Working with a crowd of young folks was always fun.  There was a lot of laughing, talking, occasional gossip, joking around, and flirting.  Some time during the summer season I usually had a crush on at least one boy – which was pretty typical from what my friends from other farms reported.  And if there was a ballgame in the evenings I usually went – tobacco gum and sweat scrubbed away and thoughts of heat and hard work long forgotten. Oh! The endless energy of youth!

Like any other section of the population, farmers vary in their perspectives.  Some are cheerful, optimistic, and fun loving.  Some are crusty curmudgeons.  And others are anywhere else on the possibility of personalities.  There were some old coots so sour I wondered how they could get anybody to work for them – their workers had to be some desperate souls is all I could reckon.  I was lucky.  I had the opportunity to spend the summer with some delightful folks and work with some fine men – all hard working, to be sure, but easy going in their nature, respectful of others, and with a good sense of humor.  And Lord knows! Sometimes you might as well laugh as cry if you’re gonna barn tobacco!
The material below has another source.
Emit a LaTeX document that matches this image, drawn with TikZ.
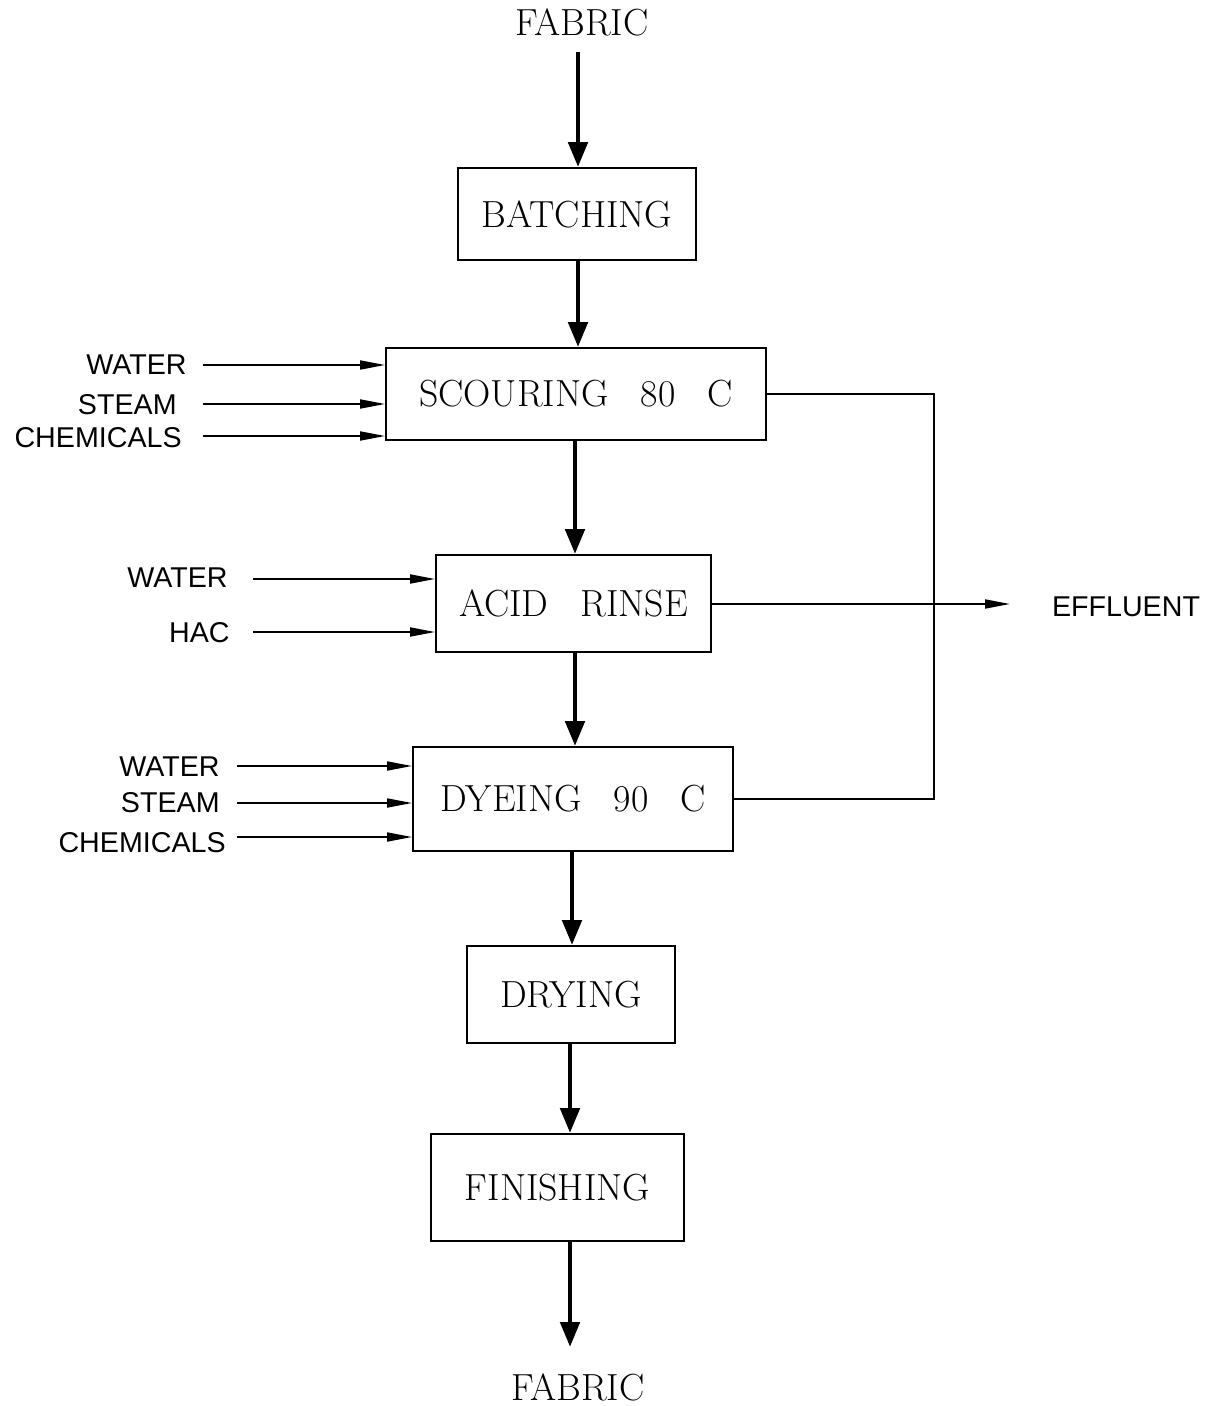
\documentclass[tikz,border=0pt]{standalone}
\usepackage{fontspec}
\newfontfamily\labfont{Liberation Sans}
\usetikzlibrary{arrows.meta,calc}
\begin{document}
\begin{tikzpicture}[x=0.02cm,y=-0.02cm,
  box/.style={draw,line width=1.1pt,inner sep=0pt,font=\fontsize{21.5}{25}\selectfont},
  ttl/.style={font=\fontsize{21.5}{25}\selectfont,inner sep=0pt},
  lab/.style={font=\labfont\fontsize{16.3}{19}\selectfont,inner sep=0pt,anchor=east},
  bigarr/.style={line width=2.8pt,-{Triangle[length=0.5cm,width=0.38cm]}},
  smarr/.style={line width=1pt,-{Triangle[length=0.5cm,width=0.18cm]}},
  pipe/.style={line width=1pt}]
\useasboundingbox (0,0) rectangle (1213,1406);
\def\sp{\hspace{0.85em}}
% titles
\node[ttl] (fin0) at (582,22) {FABRIC};
\node[ttl] (fout) at (578,1387) {FABRIC};
% boxes
\node[box,minimum width=4.76cm,minimum height=1.84cm] (batch) at (577,214) {BATCHING};
\node[box,minimum width=7.6cm,minimum height=1.84cm] (scour) at (576,394) {SCOURING\sp 80\sp C};
\node[box,minimum width=5.5cm,minimum height=1.94cm] (acid) at (573.5,603.5) {ACID\sp RINSE};
\node[box,minimum width=6.4cm,minimum height=2.08cm] (dye) at (573,799) {DYEING\sp 90\sp C};
\node[box,minimum width=4.16cm,minimum height=1.94cm] (dry) at (571,994.5) {DRYING};
\node[box,minimum width=5.06cm,minimum height=2.14cm] (fin) at (557.5,1187.5) {FINISHING};
% main flow
\coordinate (t0) at (578,52);
\draw[bigarr] (t0) -- (t0 |- batch.north);
\coordinate (t1) at (578,0);
\draw[bigarr] (t1 |- batch.south) -- (t1 |- scour.north);
\coordinate (t2) at (575,0);
\draw[bigarr] (t2 |- scour.south) -- (t2 |- acid.north);
\draw[bigarr] (t2 |- acid.south) -- (t2 |- dye.north);
\coordinate (t3) at (572,0);
\draw[bigarr] (t3 |- dye.south) -- (t3 |- dry.north);
\coordinate (t4) at (570,0);
\draw[bigarr] (t4 |- dry.south) -- (t4 |- fin.north);
\coordinate (t5) at (570,1347);
\draw[bigarr] (t4 |- fin.south) -- (t5);
% scouring inputs
\node[lab] (sw) at (187,365) {WATER};
\node[lab] (ss) at (177,405) {STEAM};
\node[lab] (sc) at (182,438) {CHEMICALS};
\coordinate (sw0) at (203,365);
\coordinate (ss0) at (203,404);
\coordinate (sc0) at (203,436);
\draw[smarr] (sw0) -- (sw0 -| scour.west);
\draw[smarr] (ss0) -- (ss0 -| scour.west);
\draw[smarr] (sc0) -- (sc0 -| scour.west);
% acid rinse inputs
\node[lab] (aw) at (228,578) {WATER};
\node[lab] (ah) at (230,633) {HAC};
\coordinate (aw0) at (253,579);
\coordinate (ah0) at (253,632);
\draw[smarr] (aw0) -- (aw0 -| acid.west);
\draw[smarr] (ah0) -- (ah0 -| acid.west);
% dyeing inputs
\node[lab] (dw) at (220,767) {WATER};
\node[lab] (ds) at (220,803) {STEAM};
\node[lab] (dc) at (226,843) {CHEMICALS};
\coordinate (dw0) at (237,766);
\coordinate (ds0) at (237,803);
\coordinate (dc0) at (237,837);
\draw[smarr] (dw0) -- (dw0 -| dye.west);
\draw[smarr] (ds0) -- (ds0 -| dye.west);
\draw[smarr] (dc0) -- (dc0 -| dye.west);
% effluent
\coordinate (ej) at (934,394);
\draw[pipe] (scour.east) -- (ej) |- (dye.east);
\node[lab,anchor=center] (eff) at (1126,607) {EFFLUENT};
\coordinate (ee) at (1010,604);
\draw[smarr] (acid.east |- ee) -- (ee);
\end{tikzpicture}
\end{document}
Post Script: This is my cousin, Donna, her husband, Jackie, and their 3 grandsons. The Thompson family is one of the few still farming. Their methods have changed considerably since the 1960’s.

2 Comments

  1. Donna says:

    Linda, this took me back quite a few years to when I too barned tobacco with a neighbor. You summed it up exactly right – the only piece I would add was when you found one of those big ‘ol juicy “bacca worms” – I hated those things and always asked someone else to get it off the leaf for me!! And yes, things have changed a great deal. The one thing that I can attest to that has not changed is that farming is an honest way of making a living for the family – from “way back when” all the way through today!! ♥️

    Like

  2. Danny R Gordon says:

    Brings back a lot of wonderful memories and damn hard work. You got the putting in down pretty good. You need to do the taking out and the grading and getting ready for market. Maby topics for another story. One of my first memories of you and your mother was coming out of the pack house. Your mom was helping my family prepare cured tobacco for sale.
    You were the prettiest little blue eyed blond haired girl I had ever seen.